What strikes you most about this film is just how much pleasure a sure-footed,confident director can deliver by keeping everything simple.

Rating: 3 out of 5

Cast: Matt Damon,Morgan Freeman

Director: Clint Eastwood

Rating: ***

What strikes you most about this film is just how much pleasure a sure-footed,confident director can deliver by keeping everything simple. ‘Invictus’ is based on the true story of how Nelson Mandela kept it all together in his nation newly unshackled from apartheid by co-opting a most unlikely candidate,the captain of the South African rugby team. His plan is simple : his country should win the 1995 world cup,to get both sides—the Blacks and the Whites,those who live luxurious lives in Johannesburg,and those who eke out a living in wretched shantytowns—together in a joint celebration.
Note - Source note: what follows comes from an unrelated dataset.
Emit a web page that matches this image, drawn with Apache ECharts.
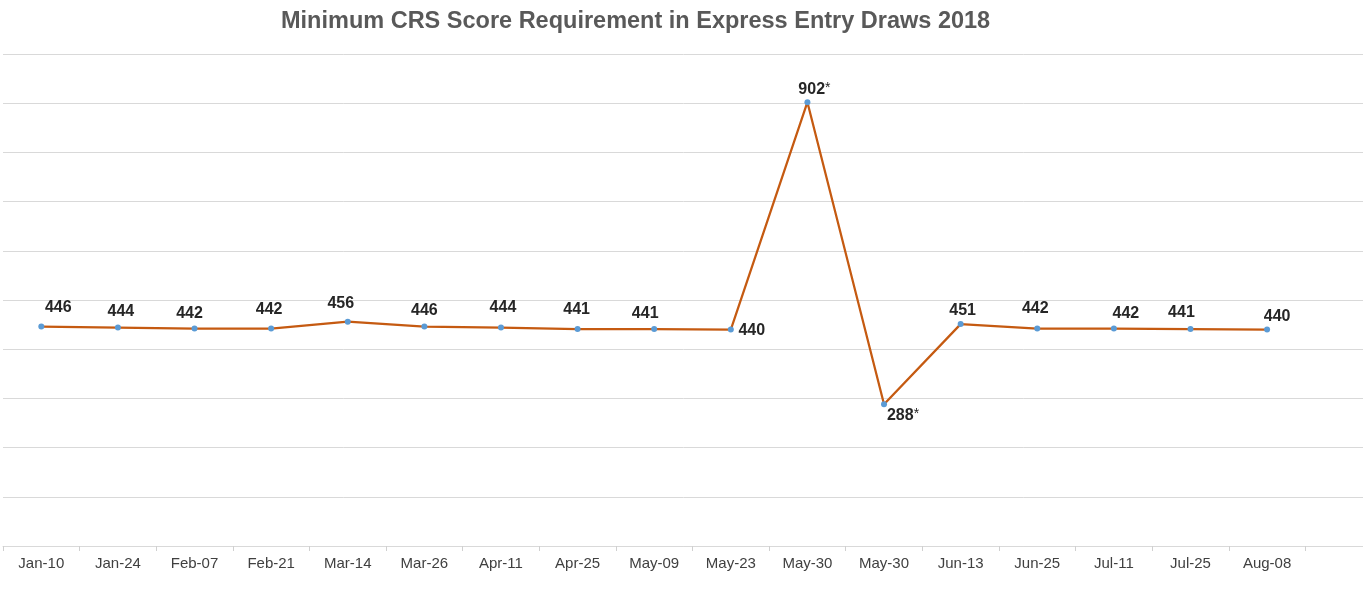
<!DOCTYPE html>
<html>
<head>
<meta charset="utf-8">
<title>Minimum CRS Score Requirement in Express Entry Draws 2018</title>
<script src="https://cdn.jsdelivr.net/npm/echarts@6/dist/echarts.min.js"></script>
<style>
  html, body { margin: 0; padding: 0; background: #fff; }
  #main { width: 1363px; height: 593px; }
</style>
</head>
<body>
<div id="main"></div>
<script>
// draw dates (last slot is the empty one the original chart leaves on the right)
var drawDates = ['Jan-10', 'Jan-24', 'Feb-07', 'Feb-21', 'Mar-14', 'Mar-26', 'Apr-11', 'Apr-25',
  'May-09', 'May-23', 'May-30', 'May-30', 'Jun-13', 'Jun-25', 'Jul-11', 'Jul-25', 'Aug-08', ''];
var minScores = [446, 444, 442, 442, 456, 446, 444, 441, 441, 440, 902, 288, 451, 442, 442, 441, 440];
// program-specific draws, marked with * in the chart
var starredDraws = [10, 11];
var yMin = 0, yMax = 1000, yStep = 100;

// label centre offsets from each point, as they were dragged in the original
var labelShift = [[17, -19], [3, -16], [-5, -15], [-2, -19], [-7, -18], [0, -16], [2, -20], [-1, -19],
  [-9, -15], [21, 1], [7, -13], [19, 11], [2, -14], [-2, -20], [12, -15], [-9, -16], [10, -13]];

var chart = echarts.init(document.getElementById('main'), null, { renderer: 'canvas' });
var font = '"Liberation Sans", Arial, sans-serif';

var seriesData = minScores.map(function (v, i) {
  return {
    value: v,
    label: { position: 'inside', offset: labelShift[i] }
  };
});

var option = {
  animation: false,
  backgroundColor: '#fff',
  textStyle: { fontFamily: font },
  title: {
    text: 'Minimum CRS Score Requirement in Express Entry Draws 2018',
    left: 281,
    top: 10,
    padding: 0,
    textStyle: { fontFamily: font, fontSize: 23.5, fontWeight: 'bold', color: '#595959' }
  },
  grid: { left: 3, top: 54, width: 1379, height: 492, outerBoundsMode: 'none' },
  xAxis: {
    type: 'category',
    data: drawDates,
    boundaryGap: true,
    axisLine: { lineStyle: { color: '#d9d9d9', width: 1 } },
    axisTick: { show: true, length: 5, lineStyle: { color: '#d0d0d0' } },
    axisLabel: { interval: 0, margin: 10, fontSize: 15, color: '#404040', fontFamily: font },
    splitLine: { show: false }
  },
  yAxis: {
    type: 'value',
    min: yMin,
    max: yMax,
    interval: yStep,
    axisLine: { show: false },
    axisTick: { show: false },
    axisLabel: { show: false },
    splitLine: { lineStyle: { color: '#d9d9d9', width: 1 } }
  },
  series: [{
    type: 'line',
    data: seriesData,
    symbol: 'circle',
    symbolSize: 6,
    lineStyle: { color: '#C55A11', width: 2.25 },
    itemStyle: { color: '#5B9BD5' },
    label: {
      show: true,
      formatter: function (p) {
        var star = starredDraws.indexOf(p.dataIndex) >= 0 ? '{s|*}' : '';
        return '{v|' + p.value + '}' + star;
      },
      rich: {
        v: { fontFamily: font, fontSize: 16, fontWeight: 'bold', color: '#262626' },
        s: { fontFamily: font, fontSize: 14, color: '#262626', verticalAlign: 'top' }
      }
    },
    emphasis: { disabled: true }
  }]
};

chart.setOption(option);
</script>
</body>
</html>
Eastwood and Freeman have done some great work together ( ‘Million Dollar Baby’),and here again,Freeman as Mandela is as much himself as he is the man who was instrumental in getting his country free,and who was as much a world figure for his peaceful struggle as that other freedom fighter,Mahatma Gandhi. But there’s really no one you can imagine being Mandela after you’re done watching ‘Invictus’,for which Freeman has got yet another Best Actor nom.

Equally good is Damon ( up for a Best Supporting Actor),who gets a break from playing battered-spies-on-the-run. Everything about him,from the distinctive accent to the restraint he holds out both in his home and on the field,is spot on. He doesn’t get into a direct confrontation with his racist father,nor does he order his team-mates to sing the anthem of the newly-formed country : he suggests it,and it gets done.

A lovely little episode in the end,when the climactic match is being played out,is a comment on how the races,so deeply divided,can come together,even if for a moment : a bedraggled urchin is standing a little way off a patrol car with two burly cops,listening to the sounds of the spectators inside the stadium. As the tension mounts,he is shown getting closer,then sitting on the bonnet,then sidling closer,and then waving a Coke container,with as much delirious joy as the two cops,who’ve handed him one. That one scene captures everything that Eastwood sets out to do. Watch this one.